▼

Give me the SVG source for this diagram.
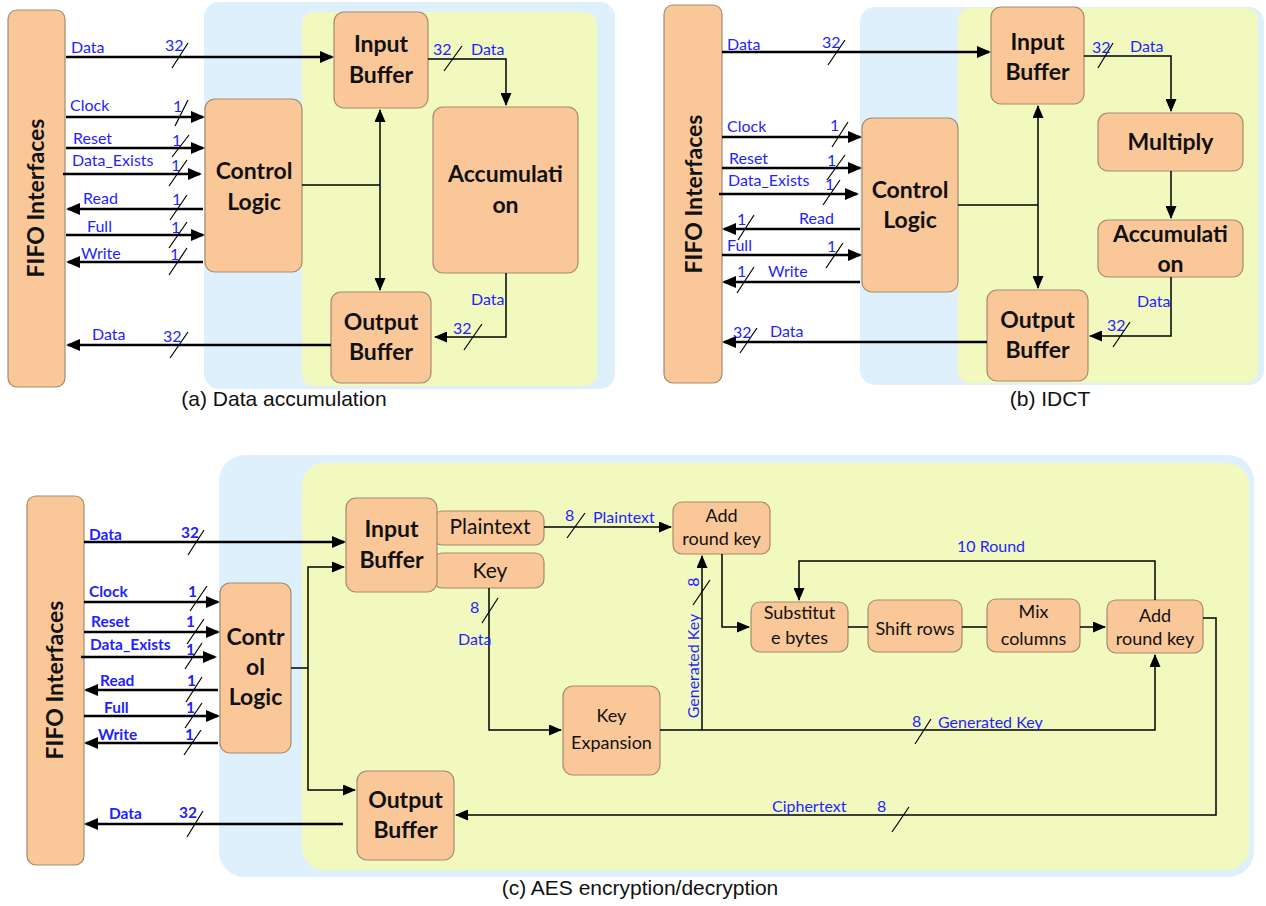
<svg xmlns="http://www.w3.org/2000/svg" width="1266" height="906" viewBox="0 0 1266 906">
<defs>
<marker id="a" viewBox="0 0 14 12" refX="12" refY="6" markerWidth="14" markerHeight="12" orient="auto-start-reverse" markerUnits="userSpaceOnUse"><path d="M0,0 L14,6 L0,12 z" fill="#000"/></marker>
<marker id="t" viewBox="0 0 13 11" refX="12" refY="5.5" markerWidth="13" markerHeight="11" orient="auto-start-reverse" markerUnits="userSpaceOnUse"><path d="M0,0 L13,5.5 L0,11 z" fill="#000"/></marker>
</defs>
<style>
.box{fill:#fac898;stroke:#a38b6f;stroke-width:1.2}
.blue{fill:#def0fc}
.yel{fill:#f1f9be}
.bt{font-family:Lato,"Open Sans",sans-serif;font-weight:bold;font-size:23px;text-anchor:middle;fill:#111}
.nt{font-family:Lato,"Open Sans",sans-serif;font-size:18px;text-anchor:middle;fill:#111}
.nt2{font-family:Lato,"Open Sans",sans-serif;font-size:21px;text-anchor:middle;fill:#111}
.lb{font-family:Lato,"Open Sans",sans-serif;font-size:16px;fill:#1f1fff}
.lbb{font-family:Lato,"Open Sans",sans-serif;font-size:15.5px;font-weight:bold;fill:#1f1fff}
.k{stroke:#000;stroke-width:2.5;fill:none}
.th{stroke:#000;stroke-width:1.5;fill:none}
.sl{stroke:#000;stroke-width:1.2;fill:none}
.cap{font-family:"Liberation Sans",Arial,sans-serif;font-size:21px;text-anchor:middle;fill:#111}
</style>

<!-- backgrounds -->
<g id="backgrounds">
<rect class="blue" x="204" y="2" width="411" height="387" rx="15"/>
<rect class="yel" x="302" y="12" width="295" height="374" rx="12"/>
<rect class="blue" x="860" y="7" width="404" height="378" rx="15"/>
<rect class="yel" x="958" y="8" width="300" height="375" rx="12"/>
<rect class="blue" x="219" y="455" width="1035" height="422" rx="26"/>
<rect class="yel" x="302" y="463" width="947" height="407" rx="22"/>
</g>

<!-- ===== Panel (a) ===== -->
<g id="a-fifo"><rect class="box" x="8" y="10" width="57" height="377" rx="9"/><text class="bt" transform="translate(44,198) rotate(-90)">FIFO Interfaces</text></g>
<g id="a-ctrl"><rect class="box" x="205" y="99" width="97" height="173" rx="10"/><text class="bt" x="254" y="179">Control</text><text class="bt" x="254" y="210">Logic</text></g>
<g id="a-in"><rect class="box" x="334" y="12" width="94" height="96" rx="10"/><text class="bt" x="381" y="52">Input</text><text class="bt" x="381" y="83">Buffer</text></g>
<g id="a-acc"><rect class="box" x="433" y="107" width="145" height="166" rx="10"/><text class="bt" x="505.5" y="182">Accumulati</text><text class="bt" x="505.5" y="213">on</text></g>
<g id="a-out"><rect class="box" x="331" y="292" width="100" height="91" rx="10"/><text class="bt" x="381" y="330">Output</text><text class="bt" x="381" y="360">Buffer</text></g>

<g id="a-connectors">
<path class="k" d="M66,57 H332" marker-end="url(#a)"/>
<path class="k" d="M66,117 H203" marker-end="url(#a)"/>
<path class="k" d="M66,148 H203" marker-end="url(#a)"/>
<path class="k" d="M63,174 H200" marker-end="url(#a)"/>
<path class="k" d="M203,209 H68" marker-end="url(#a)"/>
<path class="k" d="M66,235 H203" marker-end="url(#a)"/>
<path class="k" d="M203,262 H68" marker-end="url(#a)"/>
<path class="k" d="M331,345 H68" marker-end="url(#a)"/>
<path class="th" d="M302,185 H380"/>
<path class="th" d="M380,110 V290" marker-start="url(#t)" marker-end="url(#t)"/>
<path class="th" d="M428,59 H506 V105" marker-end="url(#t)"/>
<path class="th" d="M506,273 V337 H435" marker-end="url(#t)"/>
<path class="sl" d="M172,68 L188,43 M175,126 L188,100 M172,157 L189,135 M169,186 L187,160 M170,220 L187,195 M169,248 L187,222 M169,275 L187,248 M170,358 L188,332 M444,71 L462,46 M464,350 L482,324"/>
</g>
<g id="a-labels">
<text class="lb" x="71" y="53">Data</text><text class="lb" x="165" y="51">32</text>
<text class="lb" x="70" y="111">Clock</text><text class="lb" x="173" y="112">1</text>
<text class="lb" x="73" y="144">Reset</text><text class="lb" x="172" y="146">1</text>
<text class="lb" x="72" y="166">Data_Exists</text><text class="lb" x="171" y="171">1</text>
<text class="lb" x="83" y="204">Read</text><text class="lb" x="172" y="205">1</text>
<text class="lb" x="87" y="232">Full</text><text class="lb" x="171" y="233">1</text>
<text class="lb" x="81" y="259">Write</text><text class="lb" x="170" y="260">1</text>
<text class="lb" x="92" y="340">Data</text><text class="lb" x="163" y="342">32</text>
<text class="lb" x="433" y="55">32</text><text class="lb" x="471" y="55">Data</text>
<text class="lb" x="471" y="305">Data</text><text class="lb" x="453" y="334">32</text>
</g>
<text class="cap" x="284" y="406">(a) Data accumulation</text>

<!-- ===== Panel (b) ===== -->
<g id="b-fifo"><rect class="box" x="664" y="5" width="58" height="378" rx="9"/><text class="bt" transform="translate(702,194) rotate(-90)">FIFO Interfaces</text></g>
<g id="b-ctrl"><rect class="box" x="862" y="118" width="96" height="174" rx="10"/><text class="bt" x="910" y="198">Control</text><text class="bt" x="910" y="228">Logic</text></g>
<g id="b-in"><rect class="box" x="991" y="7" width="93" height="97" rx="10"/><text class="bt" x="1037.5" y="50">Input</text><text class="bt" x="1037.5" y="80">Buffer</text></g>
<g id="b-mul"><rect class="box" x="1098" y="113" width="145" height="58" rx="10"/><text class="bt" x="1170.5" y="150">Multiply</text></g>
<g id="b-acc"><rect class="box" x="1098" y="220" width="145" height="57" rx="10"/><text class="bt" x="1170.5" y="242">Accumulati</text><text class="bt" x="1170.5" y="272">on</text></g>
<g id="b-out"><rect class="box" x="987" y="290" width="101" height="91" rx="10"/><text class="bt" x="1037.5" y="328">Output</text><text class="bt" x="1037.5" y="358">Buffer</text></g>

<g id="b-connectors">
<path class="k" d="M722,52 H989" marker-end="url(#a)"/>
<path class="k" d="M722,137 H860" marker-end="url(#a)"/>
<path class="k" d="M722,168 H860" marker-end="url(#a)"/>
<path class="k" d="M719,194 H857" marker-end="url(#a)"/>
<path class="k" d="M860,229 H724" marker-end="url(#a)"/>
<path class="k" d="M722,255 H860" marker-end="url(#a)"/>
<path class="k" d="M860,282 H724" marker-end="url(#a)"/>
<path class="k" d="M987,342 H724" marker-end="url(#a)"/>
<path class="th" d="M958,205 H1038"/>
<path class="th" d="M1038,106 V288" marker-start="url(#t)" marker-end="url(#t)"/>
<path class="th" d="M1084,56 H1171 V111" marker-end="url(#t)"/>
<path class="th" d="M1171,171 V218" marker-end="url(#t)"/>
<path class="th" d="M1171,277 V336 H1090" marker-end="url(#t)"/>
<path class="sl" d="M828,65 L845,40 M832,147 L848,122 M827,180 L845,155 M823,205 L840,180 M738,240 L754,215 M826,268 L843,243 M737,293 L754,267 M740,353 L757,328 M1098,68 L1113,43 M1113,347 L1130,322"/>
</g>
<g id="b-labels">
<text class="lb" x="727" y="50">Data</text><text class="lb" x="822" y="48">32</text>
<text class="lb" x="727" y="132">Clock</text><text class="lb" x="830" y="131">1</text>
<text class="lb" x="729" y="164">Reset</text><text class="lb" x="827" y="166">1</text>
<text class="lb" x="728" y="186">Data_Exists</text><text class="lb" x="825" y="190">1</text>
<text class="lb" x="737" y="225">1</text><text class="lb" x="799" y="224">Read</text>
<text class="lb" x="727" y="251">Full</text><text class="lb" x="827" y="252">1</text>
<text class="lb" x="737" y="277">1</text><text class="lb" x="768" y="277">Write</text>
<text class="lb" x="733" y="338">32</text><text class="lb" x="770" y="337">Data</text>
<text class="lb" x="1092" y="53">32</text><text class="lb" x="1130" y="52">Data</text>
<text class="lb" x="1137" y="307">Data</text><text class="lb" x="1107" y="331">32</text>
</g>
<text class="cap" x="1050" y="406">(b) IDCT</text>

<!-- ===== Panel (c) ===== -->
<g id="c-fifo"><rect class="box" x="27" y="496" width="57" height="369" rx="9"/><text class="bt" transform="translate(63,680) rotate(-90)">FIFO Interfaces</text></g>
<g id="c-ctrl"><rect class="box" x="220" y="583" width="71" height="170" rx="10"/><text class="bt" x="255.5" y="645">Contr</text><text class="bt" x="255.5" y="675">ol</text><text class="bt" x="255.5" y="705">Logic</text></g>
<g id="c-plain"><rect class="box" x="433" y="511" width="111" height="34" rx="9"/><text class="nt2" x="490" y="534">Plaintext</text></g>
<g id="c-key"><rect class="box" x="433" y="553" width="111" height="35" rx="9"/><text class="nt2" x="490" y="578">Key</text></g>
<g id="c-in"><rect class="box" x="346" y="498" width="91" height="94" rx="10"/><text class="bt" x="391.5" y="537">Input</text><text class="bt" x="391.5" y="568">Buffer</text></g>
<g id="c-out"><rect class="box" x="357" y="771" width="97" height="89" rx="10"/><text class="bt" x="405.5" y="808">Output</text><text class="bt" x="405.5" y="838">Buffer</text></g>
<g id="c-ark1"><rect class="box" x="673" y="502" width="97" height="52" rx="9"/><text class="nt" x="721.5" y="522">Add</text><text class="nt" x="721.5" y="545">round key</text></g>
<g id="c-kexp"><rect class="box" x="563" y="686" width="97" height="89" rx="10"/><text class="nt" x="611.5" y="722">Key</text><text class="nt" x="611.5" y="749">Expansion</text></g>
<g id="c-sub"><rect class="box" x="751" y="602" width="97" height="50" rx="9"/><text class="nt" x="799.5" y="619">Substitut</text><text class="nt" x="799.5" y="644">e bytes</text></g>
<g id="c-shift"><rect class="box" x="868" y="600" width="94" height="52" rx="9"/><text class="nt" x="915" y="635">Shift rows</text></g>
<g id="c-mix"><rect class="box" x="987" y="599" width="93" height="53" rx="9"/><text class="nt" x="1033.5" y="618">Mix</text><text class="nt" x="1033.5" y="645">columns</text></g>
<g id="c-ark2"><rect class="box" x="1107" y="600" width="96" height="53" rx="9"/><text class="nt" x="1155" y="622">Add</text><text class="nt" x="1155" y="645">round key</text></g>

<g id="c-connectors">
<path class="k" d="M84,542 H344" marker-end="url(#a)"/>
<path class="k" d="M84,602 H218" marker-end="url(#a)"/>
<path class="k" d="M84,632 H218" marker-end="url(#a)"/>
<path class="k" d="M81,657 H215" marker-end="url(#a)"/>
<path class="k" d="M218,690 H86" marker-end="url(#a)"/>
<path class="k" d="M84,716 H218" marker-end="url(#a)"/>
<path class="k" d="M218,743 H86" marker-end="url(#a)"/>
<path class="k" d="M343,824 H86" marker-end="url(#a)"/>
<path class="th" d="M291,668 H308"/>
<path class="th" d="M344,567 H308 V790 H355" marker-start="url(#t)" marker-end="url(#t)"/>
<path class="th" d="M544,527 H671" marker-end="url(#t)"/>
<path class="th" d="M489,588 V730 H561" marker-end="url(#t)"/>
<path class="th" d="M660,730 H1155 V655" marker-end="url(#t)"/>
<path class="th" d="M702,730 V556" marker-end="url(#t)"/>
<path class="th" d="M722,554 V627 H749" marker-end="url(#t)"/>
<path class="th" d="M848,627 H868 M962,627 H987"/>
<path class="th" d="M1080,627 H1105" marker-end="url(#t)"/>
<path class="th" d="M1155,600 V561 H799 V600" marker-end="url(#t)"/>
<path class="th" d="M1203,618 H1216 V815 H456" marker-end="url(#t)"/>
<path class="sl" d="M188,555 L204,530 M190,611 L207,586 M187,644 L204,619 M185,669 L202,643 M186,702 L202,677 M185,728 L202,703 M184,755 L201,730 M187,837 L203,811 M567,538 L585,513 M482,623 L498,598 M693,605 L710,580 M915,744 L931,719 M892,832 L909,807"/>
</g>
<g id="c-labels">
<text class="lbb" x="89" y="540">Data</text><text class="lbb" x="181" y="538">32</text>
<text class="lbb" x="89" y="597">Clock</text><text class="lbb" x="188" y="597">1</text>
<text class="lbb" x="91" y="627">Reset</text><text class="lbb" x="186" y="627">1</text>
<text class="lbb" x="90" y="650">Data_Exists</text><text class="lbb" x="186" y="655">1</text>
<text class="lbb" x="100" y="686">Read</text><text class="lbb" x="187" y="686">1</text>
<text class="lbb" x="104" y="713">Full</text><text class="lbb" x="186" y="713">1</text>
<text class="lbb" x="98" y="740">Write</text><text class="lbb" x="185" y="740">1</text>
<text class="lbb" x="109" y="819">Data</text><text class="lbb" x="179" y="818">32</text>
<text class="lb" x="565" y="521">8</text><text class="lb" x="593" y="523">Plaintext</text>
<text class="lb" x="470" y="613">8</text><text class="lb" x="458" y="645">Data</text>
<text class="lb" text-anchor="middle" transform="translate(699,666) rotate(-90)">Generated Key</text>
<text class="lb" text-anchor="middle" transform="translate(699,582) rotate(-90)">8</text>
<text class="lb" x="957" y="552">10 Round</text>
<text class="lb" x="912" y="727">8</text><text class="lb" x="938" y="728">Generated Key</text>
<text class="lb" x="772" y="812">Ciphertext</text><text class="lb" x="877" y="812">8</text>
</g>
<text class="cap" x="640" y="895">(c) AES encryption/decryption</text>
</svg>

▲
▼

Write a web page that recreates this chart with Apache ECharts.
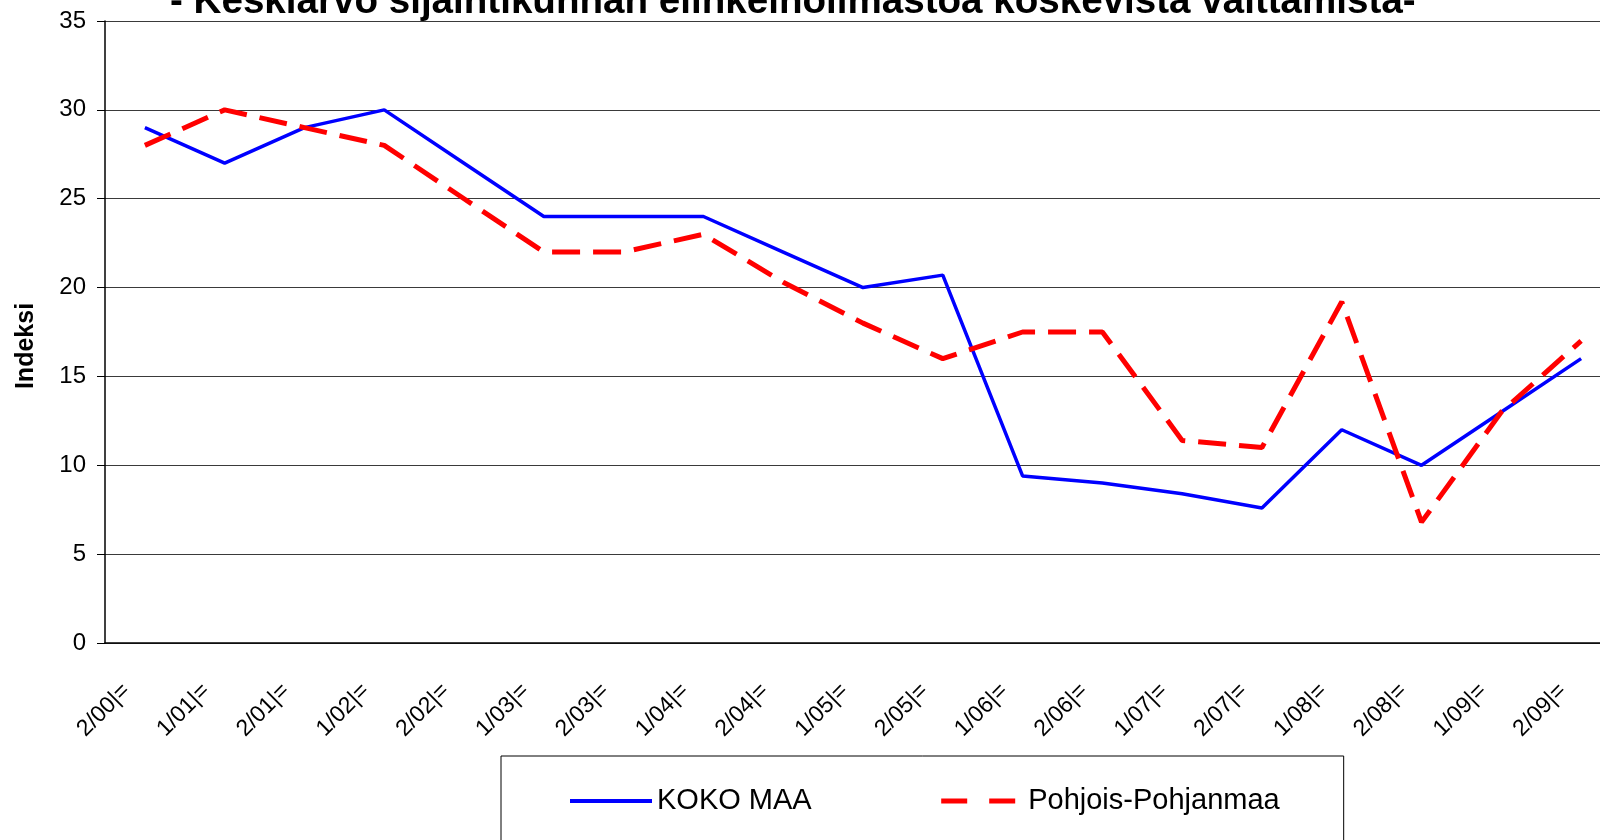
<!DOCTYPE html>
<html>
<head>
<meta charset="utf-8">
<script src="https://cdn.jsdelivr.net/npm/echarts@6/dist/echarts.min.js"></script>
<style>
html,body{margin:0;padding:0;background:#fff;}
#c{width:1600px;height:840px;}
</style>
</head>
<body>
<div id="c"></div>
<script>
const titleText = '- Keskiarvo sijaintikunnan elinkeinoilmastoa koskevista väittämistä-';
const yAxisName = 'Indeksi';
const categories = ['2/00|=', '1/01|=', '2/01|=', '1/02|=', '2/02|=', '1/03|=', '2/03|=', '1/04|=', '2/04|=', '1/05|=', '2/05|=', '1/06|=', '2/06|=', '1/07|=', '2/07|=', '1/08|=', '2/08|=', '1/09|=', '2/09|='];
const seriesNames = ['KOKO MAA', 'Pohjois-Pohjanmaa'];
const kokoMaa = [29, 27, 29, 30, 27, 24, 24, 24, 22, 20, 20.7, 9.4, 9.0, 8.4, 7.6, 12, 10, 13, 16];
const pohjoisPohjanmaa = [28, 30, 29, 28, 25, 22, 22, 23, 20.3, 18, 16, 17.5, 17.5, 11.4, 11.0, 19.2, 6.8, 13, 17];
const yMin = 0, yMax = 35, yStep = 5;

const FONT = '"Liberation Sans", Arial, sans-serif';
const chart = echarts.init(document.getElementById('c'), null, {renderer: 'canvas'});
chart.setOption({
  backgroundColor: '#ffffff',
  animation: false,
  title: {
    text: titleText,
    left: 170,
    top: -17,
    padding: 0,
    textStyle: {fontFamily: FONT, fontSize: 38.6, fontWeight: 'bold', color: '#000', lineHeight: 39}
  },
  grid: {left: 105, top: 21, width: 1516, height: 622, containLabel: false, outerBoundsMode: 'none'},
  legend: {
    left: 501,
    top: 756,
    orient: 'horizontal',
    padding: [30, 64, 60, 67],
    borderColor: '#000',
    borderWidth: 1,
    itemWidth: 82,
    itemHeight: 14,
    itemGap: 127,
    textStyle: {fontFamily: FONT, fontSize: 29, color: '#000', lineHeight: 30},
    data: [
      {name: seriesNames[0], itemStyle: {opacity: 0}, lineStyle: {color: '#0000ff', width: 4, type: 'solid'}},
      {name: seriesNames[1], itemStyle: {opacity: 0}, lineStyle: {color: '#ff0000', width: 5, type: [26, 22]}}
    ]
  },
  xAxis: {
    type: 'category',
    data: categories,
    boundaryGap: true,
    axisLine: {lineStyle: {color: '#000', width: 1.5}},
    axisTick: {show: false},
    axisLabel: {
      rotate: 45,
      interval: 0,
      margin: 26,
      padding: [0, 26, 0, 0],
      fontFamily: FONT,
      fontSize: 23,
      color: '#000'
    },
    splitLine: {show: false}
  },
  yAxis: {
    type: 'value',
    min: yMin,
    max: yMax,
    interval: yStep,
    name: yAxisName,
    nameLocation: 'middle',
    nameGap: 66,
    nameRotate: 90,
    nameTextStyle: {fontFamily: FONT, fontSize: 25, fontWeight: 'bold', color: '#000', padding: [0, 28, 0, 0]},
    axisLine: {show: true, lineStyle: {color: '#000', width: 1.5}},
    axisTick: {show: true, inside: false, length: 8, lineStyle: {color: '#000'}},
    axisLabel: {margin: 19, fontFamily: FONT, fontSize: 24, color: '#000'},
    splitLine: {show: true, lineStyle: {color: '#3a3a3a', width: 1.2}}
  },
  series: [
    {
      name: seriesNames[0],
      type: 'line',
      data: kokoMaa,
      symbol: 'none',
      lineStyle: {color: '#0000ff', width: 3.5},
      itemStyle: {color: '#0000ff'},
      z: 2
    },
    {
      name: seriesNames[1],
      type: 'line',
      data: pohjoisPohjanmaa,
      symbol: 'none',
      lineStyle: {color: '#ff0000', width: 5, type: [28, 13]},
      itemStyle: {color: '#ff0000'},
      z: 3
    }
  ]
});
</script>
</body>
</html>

▲

> _Work to do_
Work out the number of lines above that include the string "this" and write only that number.

> _In response_
2